Chapter 2: Introduction to Thomistic Philosophy
8. The Principle of Non-Contradiction

Reading 1

Selection from Aristotle, Metaphysics, Book 4, chapter 3.
Trans. W. D. Ross in The Basic Works of Aristotle, ed. Richard McKeon (New York: The Modern Library, 2001).
It belongs to the philosopher, i.e. to him who is studying the nature of all substance, to inquire also into the principles of syllogism. But he who knows best about each genus must be able to state the most certain principles of his subject, so that he whose subject is existing things qua existing must be able to state the most certain principles of all things. This is the philosopher, and the most certain principle of all is that regarding which it is impossible to be mistaken; for such a principle must be both the best known (for all men may be mistaken about things which they do not know), and non-hypothetical. For a principle which every one must have who understands anything that is, is not a hypothesis; and that which every one must know who knows anything, he must already have when he comes to a special study.
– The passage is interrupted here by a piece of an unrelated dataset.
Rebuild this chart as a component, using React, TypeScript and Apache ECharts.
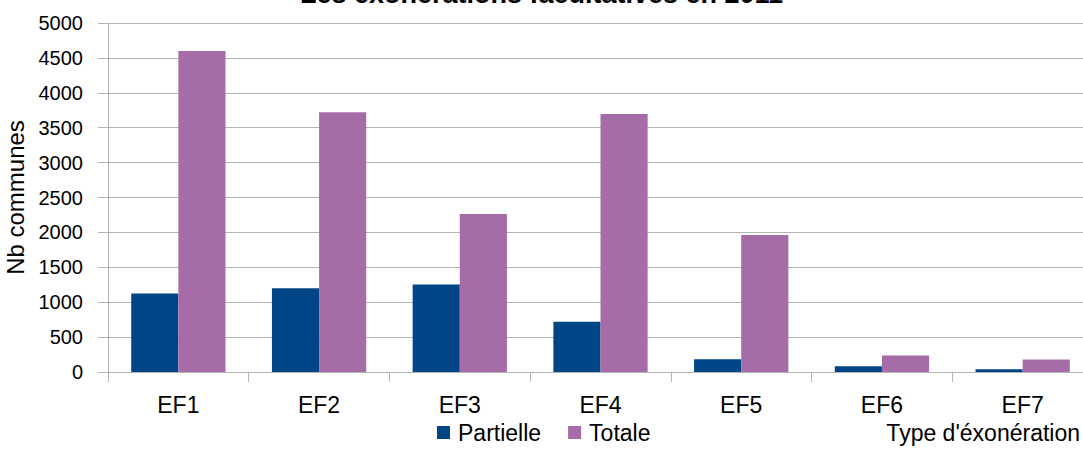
import React, { useEffect, useRef } from "react";
import * as echarts from "echarts";

const categories = ["EF1", "EF2", "EF3", "EF4", "EF5", "EF6", "EF7"];
const partielle = [1125, 1200, 1255, 720, 182, 82, 39];
const totale = [4600, 3720, 2262, 3698, 1962, 238, 178];
const yTicks = [0, 500, 1000, 1500, 2000, 2500, 3000, 3500, 4000, 4500, 5000];

const FONT = "'Liberation Sans', Arial, sans-serif";

export default function App() {
  const ref = useRef<HTMLDivElement>(null);
  useEffect(() => {
    if (!ref.current) return;
    const chart = echarts.init(ref.current, undefined, { renderer: "svg" });
    chart.setOption({
      animation: false,
      backgroundColor: "#ffffff",
      title: {
        text: "Les exonérations facultatives en 2011",
        left: "center",
        top: -25,
        textStyle: { fontFamily: FONT, fontSize: 27, fontWeight: "bold", color: "#000" },
      },
      legend: {
        bottom: 1,
        left: 432,
        itemWidth: 13,
        itemHeight: 13,
        itemGap: 27,
        icon: "rect",
        textStyle: { fontFamily: FONT, fontSize: 23, color: "#000", padding: [0, 0, 0, 3] },
        data: ["Partielle", "Totale"],
      },
      grid: { left: 108, right: -10, top: 23, bottom: 78, containLabel: false, outerBoundsMode: "none" },
      xAxis: {
        type: "category",
        data: categories,
        axisLine: { lineStyle: { color: "#b3b3b3", width: 1 } },
        axisTick: { show: true, length: 10, lineStyle: { color: "#b3b3b3" }, alignWithLabel: false },
        axisLabel: { fontFamily: FONT, fontSize: 23, color: "#000", margin: 21 },
      },
      yAxis: {
        type: "value",
        min: 0,
        max: 5000,
        interval: 500,
        name: "Nb communes",
        nameLocation: "middle",
        nameRotate: 90,
        nameGap: 80,
        nameTextStyle: { fontFamily: FONT, fontSize: 24, color: "#000" },
        axisLine: { show: true, lineStyle: { color: "#b3b3b3" } },
        axisTick: { show: true, length: 10, lineStyle: { color: "#b3b3b3" } },
        axisLabel: {
          fontFamily: FONT,
          fontSize: 20,
          color: "#000",
          margin: 25,
          formatter: (v: number) => (yTicks.includes(v) ? String(v) : ""),
        },
        splitLine: { lineStyle: { color: "#b3b3b3", width: 1 } },
      },
      graphic: [
        {
          type: "text",
          right: 3,
          bottom: 6,
          style: { text: "Type d'éxonération", fontFamily: FONT, fontSize: 23, fill: "#000" },
        },
      ],
      series: [
        {
          name: "Partielle",
          type: "bar",
          data: partielle,
          barGap: "0%",
          barCategoryGap: "33%",
          itemStyle: { color: "#004586" },
        },
        {
          name: "Totale",
          type: "bar",
          data: totale,
          barGap: "0%",
          barCategoryGap: "33%",
          itemStyle: { color: "#a66ca8" },
        },
      ],
    });
    return () => chart.dispose();
  }, []);
  return <div ref={ref} style={{ width: 1083, height: 450, position: "absolute", left: 0, top: 0 }} />;
}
Evidently then such a principle is the most certain of all; which principle this is, let us proceed to say. It is, that the same attribute cannot at the same time belong and not belong to the same subject and in the same respect; we must presuppose, to guard against dialectical objections, any further qualifications which might be added. This, then, is the most certain of all principles, since it answers to the definition given above. For it is impossible for any one to believe the same thing to be and not to be, as some think Heraclitus says. For what a man says, he does not necessarily believe; and if it is impossible that contrary attributes should belong at the same time to the same subject (the usual qualifications must be presupposed in this premise too), and if an opinion which contradicts another is contrary to it, obviously it is impossible for the same man at the same time to believe the same thing to be and not to be; for if a man were mistaken on this point he would have contrary opinions at the same time. It is for this reason that all who are carrying out a demonstration reduce it to this as an ultimate belief; for this is naturally the starting-point even for all the other axioms.